The system is specifically designed to replicate the predictability of traditional bond desks, targeting practical working capital needs for global businesses. This means entities like a payment provider waiting for cross-border settlement could access short-term working capital against expected inflows, rather than using more expensive traditional bank credit lines.
The protocol also structures risk by supporting first-loss capital at the facility level. Essentially, pool administrators or underwriters commit junior capital first, providing a layer of protection against defaults.
Institutional vision for XRPL lending
The integration of native credit primitives marks a departure from the XRPL’s historical role as a specialized payment network. Ripple, the blockchain and crypto solutions company, has actively pushed the XRPL’s evolution towards institutional finance for the past two years.
By building lending logic into the protocol layer rather than layering it on with smart contracts, the ledger aims to provide the distribution benefits of a public blockchain with the strict compliance tools required by financial institutions. This approach is intended to provide XRP holders with more predictable yields while simultaneously reducing the barriers to entry for capital markets.
Edward Hennis, a developer at Ripple, previously hinted at the launch of such a built-in lending system, specifically designed for institutional users. His comments underscore the strategic shift towards attracting established financial players to the XRPL ecosystem.
The critical validator voting process
The proposed amendments, XLS-65 and XLS-66, entered the validator voting phase on January 28, 2026. This followed the release of XRPL version 3.1.0, which included the necessary technical elements.
For these amendments to be activated on the mainnet, they require continuous support from more than 80% of trusted validators for two consecutive weeks. If support falls below this 80% threshold, the two-week countdown resets.
Operators of xrpld validators are responsible for configuring their servers to vote on each amendment.
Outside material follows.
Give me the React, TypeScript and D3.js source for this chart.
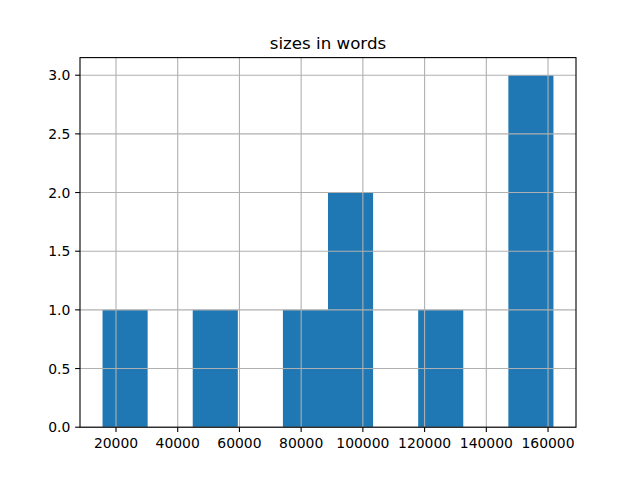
import React from "react";
import * as d3 from "d3";

const sizes: number[] = [15643, 50000, 80000, 95000, 100000, 125000, 150000, 155000, 161756];
const binCount = 10;
const xTicks: number[] = [20000, 40000, 60000, 80000, 100000, 120000, 140000, 160000];
const yTicks: number[] = [0, 0.5, 1.0, 1.5, 2.0, 2.5, 3.0];
const title = "sizes in words";

const W = 640, H = 480;
const L = 80, R = 576, T = 57.6, B = 427.2;
const FONT = "DejaVu Sans, sans-serif";

export default function App() {
  const lo = d3.min(sizes)!;
  const hi = d3.max(sizes)!;
  const step = (hi - lo) / binCount;
  const edges = d3.range(binCount + 1).map((i) => lo + i * step);
  const counts = d3.range(binCount).map((i) =>
    sizes.filter((v) => v >= edges[i] && (i === binCount - 1 ? v <= edges[i + 1] : v < edges[i + 1])).length
  );
  const pad = (hi - lo) * 0.05;
  const x = d3.scaleLinear().domain([lo - pad, hi + pad]).range([L, R]);
  const yMax = d3.max(counts)! * 1.05;
  const y = d3.scaleLinear().domain([0, yMax]).range([B, T]);
  const tick = 4.86;
  const grid = "#b0b0b0";

  return (
    <svg width={W} height={H} style={{ position: "absolute", left: 0, top: 0, background: "#fff" }} fontFamily={FONT}>
      <rect x={0} y={0} width={W} height={H} fill="#fff" />
      {counts.map((c, i) =>
        c > 0 ? (
          <rect key={i} x={x(edges[i])} y={y(c)} width={x(edges[i + 1]) - x(edges[i])} height={y(0) - y(c)} fill="#1f77b4" />
        ) : null
      )}
      {xTicks.map((t) => (
        <line key={"gx" + t} x1={x(t)} x2={x(t)} y1={T} y2={B} stroke={grid} strokeWidth={1.1} />
      ))}
      {yTicks.map((t) => (
        <line key={"gy" + t} x1={L} x2={R} y1={y(t)} y2={y(t)} stroke={grid} strokeWidth={1.1} />
      ))}
      <rect x={L} y={T} width={R - L} height={B - T} fill="none" stroke="#000" strokeWidth={1.1} />
      {xTicks.map((t) => (
        <g key={"tx" + t}>
          <line x1={x(t)} x2={x(t)} y1={B} y2={B + tick} stroke="#000" strokeWidth={1.1} />
          <text x={x(t)} y={448} textAnchor="middle" fontSize={13.9} fill="#000">
            {t}
          </text>
        </g>
      ))}
      {yTicks.map((t) => (
        <g key={"ty" + t}>
          <line x1={L - tick} x2={L} y1={y(t)} y2={y(t)} stroke="#000" strokeWidth={1.1} />
          <text x={L - tick - 4.86} y={y(t)} dy="0.36em" textAnchor="end" fontSize={13.9} fill="#000">
            {t.toFixed(1)}
          </text>
        </g>
      ))}
      <text x={(L + R) / 2} y={49.3} textAnchor="middle" fontSize={16.67} fill="#000">
        {title}
      </text>
    </svg>
  );
}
Interestingly, newer versions of rippled, including 1.9.2, default to voting against new features, except for “fix” amendments. This highlights the decentralized nature of the XRPL network and the importance of validator consensus.
Security audits and development timeline
Rigorous security measures have underpinned the development of this new credit primitive. CertiK, a leading blockchain security firm, conducted a comprehensive security audit for XLS-30d, a separate but related component focusing on Automated Market Maker (AMM) functionality.
In a further demonstration of commitment to security, Immunefi hosted a substantial “$200,000 Attackathon” for the lending stack between October 27 and November 29, 2025. Over 60,000 security researchers participated in this bug bounty program, aiming to identify and rectify any potential vulnerabilities before deployment.
The current voting phase for XLS-65 and XLS-66 is expected to conclude in the coming weeks, according to Ripple. If successful, the native credit layer will become available on the mainnet, significantly expanding the XRPL’s capabilities.
Broader impact on institutional DeFi
The XRPL has already established itself in the institutional decentralized finance (DeFi) space. It boasts over $1 billion in monthly stablecoin volume and ranks among the top 10 for real-world asset (RWA) activity. Features like Credentials and Deep Freeze are already live, bolstering compliance efforts and making the platform more appealing to regulated entities.
This initiative directly addresses a historical limitation of the XRPL, which previously lacked native lending or money markets. Without bridging to other chains, it was challenging to utilize idle XRP on-ledger for yield generation. These new amendments promise to change that dynamic.
The design of the lending protocol, favoring underwritten credit and permissioned access, positions it as a strong contender for institutional adoption. This contrasts with the more open and often permissionless nature of many traditional DeFi protocols.
The future of capital on-chain
The ongoing voting phase represents the culmination of a roadmap first proposed in early 2024. If the results are positive, the activation of XLS-65 and XLS-66 will coincide with a period of high activity for real-world asset (RWA) tokenization. The introduction of these credit primitives is expected to further cement XRPL’s position in this growing sector.
As market participants monitor the voting progress, the focus remains on whether the XRPL can effectively bridge the gap between institutional risk management and decentralized liquidity. The goal is to allow institutions to borrow against tokenized assets directly on the ledger, providing a new avenue for capital efficiency.
Ultimately, the success of these amendments could redefine how capital flows within the digital asset ecosystem, particularly for institutions seeking to optimize their exposure to crypto assets. This move could also influence other blockchain networks to explore similar native credit solutions, fostering a more mature and integrated financial landscape on-chain.